Who do you play, and what’s something you love about your character?
Niahm O’Connor: Electra, and I love everything about her. Even when I don’t love her I still relate. She’s human and she’s unconcerned about how people view her- she inspires me embrace pain and grief and to find forgiveness in others.
Jacqueline Chenault: I play Chrysothemis, Electra’s older sister. She is a fascinating character, because, as she puts it to Electra, “I feel the same as you… the same bitterness, the same sadness, the same longing for…” She feels the same as her sister and yet she handles it in an entirely different way. Maybe she is more mature. Maybe she is better at playing the game. Maybe she is just different. But for whatever reason, she is desperate to escape the loop of violence and vengeance that Electra is still stuck in.
Lolita Marie: I play Clytemnestra. I enjoy the complexity of Clytemnestra. She manages to be both regal and needy, vengeful and seeking absolution, fearful and bold; all in matter of minutes.
Charlie Cook: I play the part of Strophius! What I love about him is how, in our particular adaptation, he is given no background so he can be crafted from the ground up. The character in traditional versions is often either the son of King Strophius, or an old slave. Its amusing to be a young man playing a slightly older young man who was written as an older father figure.

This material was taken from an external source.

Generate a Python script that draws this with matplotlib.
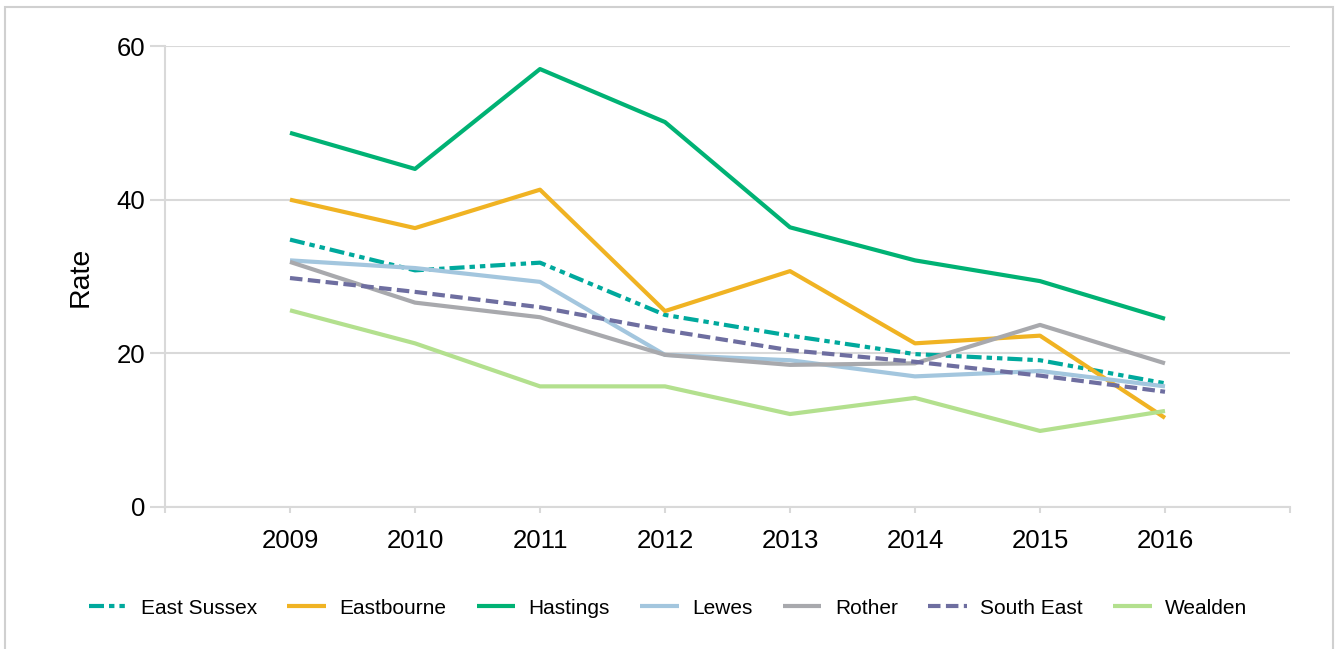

Patrick Joy: Orestes. He’s in a great position of being thrust from childhood to adulthood through the action of the play. I can relate to that in my life, as a senior at college, albeit in a much less murderous way. Every night, I feel as if his readiness for the task at hand changes. Some nights he’s completely prepared for it and some nights he’s forced into it by the expectations of Strophius.
Do you have a moment in the play that you’re excited for?
Charlie: Well the music is wicked and Mackenzie Larsen’s singing as the Chorus is haunting. Personally I am excited to scold some children.
What’s something you’ve enjoyed about the process?
Jacqueline: This rehearsal process was incredibly short – but also incredibly intense. There wasn’t time to second guess or over think choices – we dove in, dug deeper, and now all that’s left is to let the words and the story be told.
Niamh: Working with Stevie Zimmerman, our fearless director. It feels important to have a strong woman to lead us through this challenging tale of grief. She inspires me daily to find more honesty in Electra. She’s made the experience really special.
Lolita: It has been a pleasure, under Stevie’s direction and alongside this stellar cast, to explore and develop Clytemnestra.
What are you most excited to share with an audience?
Charlie: I am most excited to share such a classic text with a brilliant adaptation. It’s short and sweet, poetic without being gaudy, and the cast of this show is brilliant. Accesible Greek tragedies are always exciting. Seventy five minutes for classical work is a dream come true for performers and audience members alike.